Por Juan Gaitán |
Existen en la Iglesia dos tipos de personas: constructores y consumidores. Ciertamente es una generalización burda, pero estos términos provocativos bien pueden sacudir un poco cierta atmósfera de conformismo que se respira en nuestro catolicismo.
Esta reflexión me ha saltado a la vista releyendo el evangelio del domingo pasado. Los apóstoles, mirando que se hacía tarde, sugieren a Jesús que envíe a la multitud a que se atienda a sí misma. La respuesta de Jesús es clara: construyamos el compartir, el Reino de Dios, ¡denles ustedes de comer!
Es decir, Cristo necesita constructores, no consumidores que digan: ya cumplimos, ya vámonos. La multiplicación de los panes es un anuncio de la Eucaristía y del Reino de Dios, ahí no cabe la pasividad.
Un constructor del Reino es aquel que toca al leproso para comunicarle el amor de Dios. Es quien sabe qué necesidades existen en su colonia, en su ciudad. Es quien en medio de su trabajo cotidiano crea relaciones de amor, se muestra misericordioso y compasivo. Un constructor es el cristiano que da testimonio, a través de sus actos, de que Dios ha tocado su vida. Es quien se compromete, quien sale de sí mismo al encuentro del necesitado.

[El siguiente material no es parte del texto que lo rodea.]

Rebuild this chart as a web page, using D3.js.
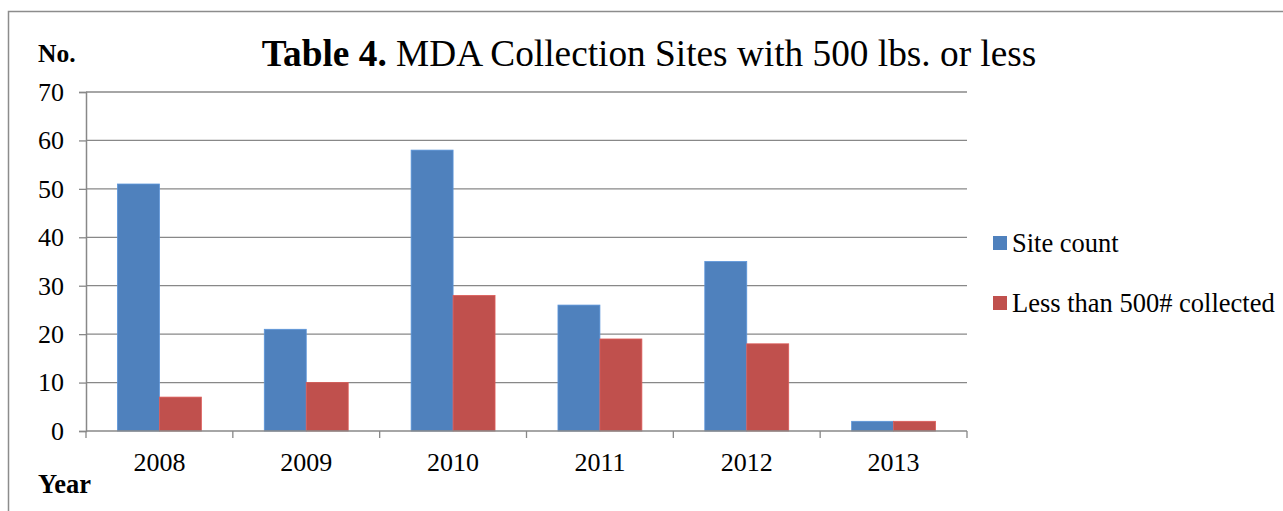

El constructor sabe celebrar la fe en cada Eucaristía y llevar ese amor a las personas con las que se cruza durante la semana.
Un consumidor de Iglesia es aquel que va a misa cada ocho días para “cumplir”, para calentar una banca. Es quien se dice católico pero hace oídos sordos a las necesidades de los pobres, de los marginados. Es quien se confiesa y no se convierte, quien se cree bueno solamente por ir a misa y juzga a quienes no lo hacen. Un consumidor es quien pide y pide y pide a Dios y no se entrega él mismo al proyecto del Reino de Dios. Es quien durante el ofertorio tranquiliza su conciencia con una limosna en vez de acompañarla de un ofrecimiento de vida. Sí, los consumidores desgastan a la Iglesia, la consumen.
Un consumidor de Iglesia siente que ya cumplió al bautizar a sus hijos, un constructor se las ingenia para transmitir a sus hijos el gozo de amar a Cristo.
Alguna vez le escuché a un amigo un comentario que tiene algo mucho de impropio, pero que me pareció realmente provocador: En la Iglesia, Cuerpo del Señor, existen personas que son como el apéndice, como ese órgano del cuerpo que no sirve para nada.
En resumen: Un constructor es misionero, es testigo, es activo, camina, avanza, contagia. Un consumidor utiliza a la religión, se deja vencer por su egoísmo, no realiza un esfuerzo por ir al encuentro. El papa Francisco, explicando el evangelio dominical, lo dice así:
«¿Cuántas veces volvemos el rostro hacia otra parte para no ver a los hermanos necesitados? Esto de mirar hacia otro lado es una forma educada de decirles, con guante blanco, ‘arréglenselas solos’. Esto no es de Jesús, esto es egoísmo.»